── Data records

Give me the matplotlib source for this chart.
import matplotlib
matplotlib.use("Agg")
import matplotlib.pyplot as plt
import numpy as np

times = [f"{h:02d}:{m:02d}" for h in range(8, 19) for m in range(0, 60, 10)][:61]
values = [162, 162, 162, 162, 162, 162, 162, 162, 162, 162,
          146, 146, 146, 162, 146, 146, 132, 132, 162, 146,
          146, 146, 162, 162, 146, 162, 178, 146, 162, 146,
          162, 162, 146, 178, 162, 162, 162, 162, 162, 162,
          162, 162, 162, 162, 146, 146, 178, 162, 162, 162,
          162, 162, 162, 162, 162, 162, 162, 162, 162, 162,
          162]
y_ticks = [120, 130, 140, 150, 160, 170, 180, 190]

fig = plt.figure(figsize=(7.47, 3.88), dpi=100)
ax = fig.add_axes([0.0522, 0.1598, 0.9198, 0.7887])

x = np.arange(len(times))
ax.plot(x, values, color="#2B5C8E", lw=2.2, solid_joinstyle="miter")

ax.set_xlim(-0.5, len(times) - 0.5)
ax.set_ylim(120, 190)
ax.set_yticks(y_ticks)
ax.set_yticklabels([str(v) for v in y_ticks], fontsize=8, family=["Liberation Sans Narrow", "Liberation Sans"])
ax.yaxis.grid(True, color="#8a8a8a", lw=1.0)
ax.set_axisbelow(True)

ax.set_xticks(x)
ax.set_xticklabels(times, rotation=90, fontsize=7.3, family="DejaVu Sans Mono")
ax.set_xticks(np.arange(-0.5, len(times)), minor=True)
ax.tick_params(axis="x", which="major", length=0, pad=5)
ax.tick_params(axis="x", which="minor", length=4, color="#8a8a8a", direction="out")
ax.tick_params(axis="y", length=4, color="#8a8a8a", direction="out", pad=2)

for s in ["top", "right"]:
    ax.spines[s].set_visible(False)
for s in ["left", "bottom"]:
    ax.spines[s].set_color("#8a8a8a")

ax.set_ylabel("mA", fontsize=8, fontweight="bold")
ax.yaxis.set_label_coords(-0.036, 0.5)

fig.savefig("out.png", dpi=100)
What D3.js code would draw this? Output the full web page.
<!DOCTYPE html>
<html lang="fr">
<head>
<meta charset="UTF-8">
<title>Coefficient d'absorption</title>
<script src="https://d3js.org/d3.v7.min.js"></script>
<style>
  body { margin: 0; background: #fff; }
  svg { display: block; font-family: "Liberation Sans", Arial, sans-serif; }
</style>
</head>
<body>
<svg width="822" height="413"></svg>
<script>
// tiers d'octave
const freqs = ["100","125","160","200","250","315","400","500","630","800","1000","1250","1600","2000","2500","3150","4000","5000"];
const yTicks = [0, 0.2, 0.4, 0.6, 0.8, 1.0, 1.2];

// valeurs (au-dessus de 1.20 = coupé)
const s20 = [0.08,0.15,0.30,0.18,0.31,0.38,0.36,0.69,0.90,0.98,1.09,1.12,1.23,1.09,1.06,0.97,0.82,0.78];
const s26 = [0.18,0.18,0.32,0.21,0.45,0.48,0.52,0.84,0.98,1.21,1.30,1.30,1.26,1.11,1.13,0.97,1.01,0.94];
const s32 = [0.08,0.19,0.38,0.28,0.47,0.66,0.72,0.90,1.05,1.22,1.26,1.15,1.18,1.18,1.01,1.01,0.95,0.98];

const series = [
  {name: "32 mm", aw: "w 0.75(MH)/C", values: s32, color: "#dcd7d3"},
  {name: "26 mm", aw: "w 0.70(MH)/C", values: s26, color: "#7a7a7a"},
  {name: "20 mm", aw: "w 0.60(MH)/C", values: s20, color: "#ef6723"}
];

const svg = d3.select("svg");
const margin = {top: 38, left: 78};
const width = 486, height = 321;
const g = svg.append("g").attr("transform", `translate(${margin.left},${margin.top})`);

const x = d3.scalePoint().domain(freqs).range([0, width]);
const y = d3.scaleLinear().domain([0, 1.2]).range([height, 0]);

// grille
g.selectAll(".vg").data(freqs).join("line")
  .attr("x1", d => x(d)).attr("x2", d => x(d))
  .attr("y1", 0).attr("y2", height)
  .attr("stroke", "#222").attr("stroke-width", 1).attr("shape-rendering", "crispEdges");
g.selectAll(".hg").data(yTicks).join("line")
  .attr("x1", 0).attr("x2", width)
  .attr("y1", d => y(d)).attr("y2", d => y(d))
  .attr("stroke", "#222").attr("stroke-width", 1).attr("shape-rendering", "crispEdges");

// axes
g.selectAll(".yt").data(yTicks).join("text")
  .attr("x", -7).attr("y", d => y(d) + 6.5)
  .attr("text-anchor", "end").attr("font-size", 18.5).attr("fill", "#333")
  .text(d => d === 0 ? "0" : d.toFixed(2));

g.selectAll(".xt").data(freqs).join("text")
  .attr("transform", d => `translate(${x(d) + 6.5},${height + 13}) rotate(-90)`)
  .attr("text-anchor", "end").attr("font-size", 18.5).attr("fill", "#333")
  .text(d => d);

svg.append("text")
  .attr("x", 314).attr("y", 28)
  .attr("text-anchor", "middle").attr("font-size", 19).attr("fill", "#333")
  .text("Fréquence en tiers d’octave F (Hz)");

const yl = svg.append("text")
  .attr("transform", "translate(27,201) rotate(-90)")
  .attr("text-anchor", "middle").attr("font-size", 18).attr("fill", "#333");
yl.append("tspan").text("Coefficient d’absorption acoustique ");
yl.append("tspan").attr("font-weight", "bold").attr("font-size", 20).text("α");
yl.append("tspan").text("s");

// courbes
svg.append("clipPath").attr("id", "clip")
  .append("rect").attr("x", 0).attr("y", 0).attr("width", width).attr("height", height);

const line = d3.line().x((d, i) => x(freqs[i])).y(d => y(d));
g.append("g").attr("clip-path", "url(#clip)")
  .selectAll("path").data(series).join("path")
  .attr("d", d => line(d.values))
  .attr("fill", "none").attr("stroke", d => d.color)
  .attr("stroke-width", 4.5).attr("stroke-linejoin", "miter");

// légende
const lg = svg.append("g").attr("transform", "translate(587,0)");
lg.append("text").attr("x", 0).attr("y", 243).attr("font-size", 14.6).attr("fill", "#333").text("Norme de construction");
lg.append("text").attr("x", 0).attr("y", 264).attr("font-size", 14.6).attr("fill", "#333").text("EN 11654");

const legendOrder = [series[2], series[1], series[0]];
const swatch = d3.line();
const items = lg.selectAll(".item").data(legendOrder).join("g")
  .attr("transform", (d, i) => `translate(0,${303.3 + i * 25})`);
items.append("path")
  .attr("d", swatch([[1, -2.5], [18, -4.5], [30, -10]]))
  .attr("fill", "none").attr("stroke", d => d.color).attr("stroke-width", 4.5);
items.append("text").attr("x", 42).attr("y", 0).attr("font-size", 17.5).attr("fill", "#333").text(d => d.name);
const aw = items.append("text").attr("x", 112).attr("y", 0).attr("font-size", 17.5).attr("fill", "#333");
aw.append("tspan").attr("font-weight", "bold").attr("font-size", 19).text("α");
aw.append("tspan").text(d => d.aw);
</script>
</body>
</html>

────
── Data records

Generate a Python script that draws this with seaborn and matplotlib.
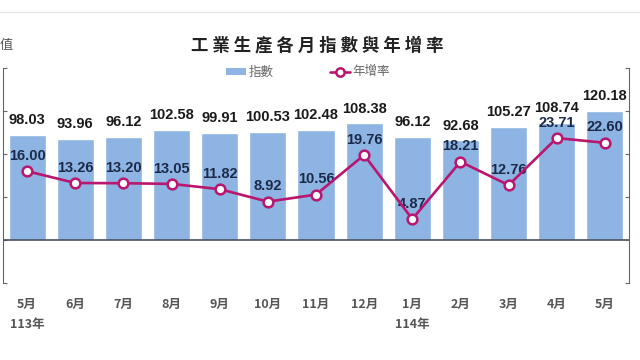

────

• What is needed
Repeat, unchanged, every line from the one that contains "Give me the matplotlib source for this chart." to the one that contains "import numpy as np", including both, and no other line.

• Response
Give me the matplotlib source for this chart.
import matplotlib
matplotlib.use("Agg")
import matplotlib.pyplot as plt
import numpy as np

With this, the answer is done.